Prompt: Copy out every line exactly as given.

Data provided:

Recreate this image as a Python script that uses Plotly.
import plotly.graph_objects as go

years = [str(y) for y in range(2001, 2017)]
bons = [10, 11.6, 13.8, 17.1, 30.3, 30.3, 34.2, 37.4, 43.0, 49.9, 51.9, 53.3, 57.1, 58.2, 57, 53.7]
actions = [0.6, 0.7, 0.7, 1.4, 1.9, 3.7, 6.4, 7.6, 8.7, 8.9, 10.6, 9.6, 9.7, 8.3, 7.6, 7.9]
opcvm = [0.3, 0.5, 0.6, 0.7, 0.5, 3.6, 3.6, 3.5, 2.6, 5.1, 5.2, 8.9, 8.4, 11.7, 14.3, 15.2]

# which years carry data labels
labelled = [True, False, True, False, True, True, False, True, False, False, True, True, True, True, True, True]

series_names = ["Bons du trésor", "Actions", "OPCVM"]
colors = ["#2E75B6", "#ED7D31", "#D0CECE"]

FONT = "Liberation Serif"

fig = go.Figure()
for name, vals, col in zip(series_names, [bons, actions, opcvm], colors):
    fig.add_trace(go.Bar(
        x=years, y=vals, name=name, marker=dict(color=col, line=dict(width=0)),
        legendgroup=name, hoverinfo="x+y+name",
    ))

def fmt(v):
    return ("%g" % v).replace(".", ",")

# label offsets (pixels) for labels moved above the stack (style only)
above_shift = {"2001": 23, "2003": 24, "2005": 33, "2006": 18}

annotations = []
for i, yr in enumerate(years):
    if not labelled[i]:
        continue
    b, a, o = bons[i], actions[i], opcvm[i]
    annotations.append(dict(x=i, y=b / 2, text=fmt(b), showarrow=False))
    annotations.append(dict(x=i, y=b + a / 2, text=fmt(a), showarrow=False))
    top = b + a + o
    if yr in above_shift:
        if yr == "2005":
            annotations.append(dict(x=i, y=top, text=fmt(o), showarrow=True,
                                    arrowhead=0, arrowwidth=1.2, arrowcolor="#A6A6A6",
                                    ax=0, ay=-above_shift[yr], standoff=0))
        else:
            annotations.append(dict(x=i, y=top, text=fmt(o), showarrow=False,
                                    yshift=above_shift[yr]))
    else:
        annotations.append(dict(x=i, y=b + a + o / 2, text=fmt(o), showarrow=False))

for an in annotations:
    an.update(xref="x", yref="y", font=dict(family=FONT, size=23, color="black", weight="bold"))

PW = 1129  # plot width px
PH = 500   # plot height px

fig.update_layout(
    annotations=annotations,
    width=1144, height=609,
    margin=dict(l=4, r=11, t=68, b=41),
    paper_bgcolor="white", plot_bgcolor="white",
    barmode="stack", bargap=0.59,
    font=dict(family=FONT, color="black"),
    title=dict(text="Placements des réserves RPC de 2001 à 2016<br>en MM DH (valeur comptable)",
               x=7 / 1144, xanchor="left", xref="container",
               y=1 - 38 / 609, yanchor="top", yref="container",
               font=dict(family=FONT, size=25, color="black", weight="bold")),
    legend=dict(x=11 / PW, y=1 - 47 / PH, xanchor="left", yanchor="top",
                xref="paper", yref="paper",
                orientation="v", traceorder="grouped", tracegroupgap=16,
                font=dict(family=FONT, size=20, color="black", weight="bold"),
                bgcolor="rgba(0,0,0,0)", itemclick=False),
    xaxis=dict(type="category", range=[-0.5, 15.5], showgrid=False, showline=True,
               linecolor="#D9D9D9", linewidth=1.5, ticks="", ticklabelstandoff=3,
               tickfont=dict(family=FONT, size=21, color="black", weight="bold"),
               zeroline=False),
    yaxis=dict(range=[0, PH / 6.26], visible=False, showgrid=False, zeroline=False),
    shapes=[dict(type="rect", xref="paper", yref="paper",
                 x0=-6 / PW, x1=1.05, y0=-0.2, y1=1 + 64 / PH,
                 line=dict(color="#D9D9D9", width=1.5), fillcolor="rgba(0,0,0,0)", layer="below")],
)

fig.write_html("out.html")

Solution:
Recreate this image as a Python script that uses Plotly.
import plotly.graph_objects as go

years = [str(y) for y in range(2001, 2017)]
bons = [10, 11.6, 13.8, 17.1, 30.3, 30.3, 34.2, 37.4, 43.0, 49.9, 51.9, 53.3, 57.1, 58.2, 57, 53.7]
actions = [0.6, 0.7, 0.7, 1.4, 1.9, 3.7, 6.4, 7.6, 8.7, 8.9, 10.6, 9.6, 9.7, 8.3, 7.6, 7.9]
opcvm = [0.3, 0.5, 0.6, 0.7, 0.5, 3.6, 3.6, 3.5, 2.6, 5.1, 5.2, 8.9, 8.4, 11.7, 14.3, 15.2]

# which years carry data labels
labelled = [True, False, True, False, True, True, False, True, False, False, True, True, True, True, True, True]

series_names = ["Bons du trésor", "Actions", "OPCVM"]
colors = ["#2E75B6", "#ED7D31", "#D0CECE"]

FONT = "Liberation Serif"

fig = go.Figure()
for name, vals, col in zip(series_names, [bons, actions, opcvm], colors):
    fig.add_trace(go.Bar(
        x=years, y=vals, name=name, marker=dict(color=col, line=dict(width=0)),
        legendgroup=name, hoverinfo="x+y+name",
    ))

def fmt(v):
    return ("%g" % v).replace(".", ",")

# label offsets (pixels) for labels moved above the stack (style only)
above_shift = {"2001": 23, "2003": 24, "2005": 33, "2006": 18}

annotations = []
for i, yr in enumerate(years):
    if not labelled[i]:
        continue
    b, a, o = bons[i], actions[i], opcvm[i]
    annotations.append(dict(x=i, y=b / 2, text=fmt(b), showarrow=False))
    annotations.append(dict(x=i, y=b + a / 2, text=fmt(a), showarrow=False))
    top = b + a + o
    if yr in above_shift:
        if yr == "2005":
            annotations.append(dict(x=i, y=top, text=fmt(o), showarrow=True,
                                    arrowhead=0, arrowwidth=1.2, arrowcolor="#A6A6A6",
                                    ax=0, ay=-above_shift[yr], standoff=0))
        else:
            annotations.append(dict(x=i, y=top, text=fmt(o), showarrow=False,
                                    yshift=above_shift[yr]))
    else:
        annotations.append(dict(x=i, y=b + a + o / 2, text=fmt(o), showarrow=False))

for an in annotations:
    an.update(xref="x", yref="y", font=dict(family=FONT, size=23, color="black", weight="bold"))

PW = 1129  # plot width px
PH = 500   # plot height px

fig.update_layout(
    annotations=annotations,
    width=1144, height=609,
    margin=dict(l=4, r=11, t=68, b=41),
    paper_bgcolor="white", plot_bgcolor="white",
    barmode="stack", bargap=0.59,
    font=dict(family=FONT, color="black"),
    title=dict(text="Placements des réserves RPC de 2001 à 2016<br>en MM DH (valeur comptable)",
               x=7 / 1144, xanchor="left", xref="container",
               y=1 - 38 / 609, yanchor="top", yref="container",
               font=dict(family=FONT, size=25, color="black", weight="bold")),
    legend=dict(x=11 / PW, y=1 - 47 / PH, xanchor="left", yanchor="top",
                xref="paper", yref="paper",
                orientation="v", traceorder="grouped", tracegroupgap=16,
                font=dict(family=FONT, size=20, color="black", weight="bold"),
                bgcolor="rgba(0,0,0,0)", itemclick=False),
    xaxis=dict(type="category", range=[-0.5, 15.5], showgrid=False, showline=True,
               linecolor="#D9D9D9", linewidth=1.5, ticks="", ticklabelstandoff=3,
               tickfont=dict(family=FONT, size=21, color="black", weight="bold"),
               zeroline=False),
    yaxis=dict(range=[0, PH / 6.26], visible=False, showgrid=False, zeroline=False),
    shapes=[dict(type="rect", xref="paper", yref="paper",
                 x0=-6 / PW, x1=1.05, y0=-0.2, y1=1 + 64 / PH,
                 line=dict(color="#D9D9D9", width=1.5), fillcolor="rgba(0,0,0,0)", layer="below")],
)

fig.write_html("out.html")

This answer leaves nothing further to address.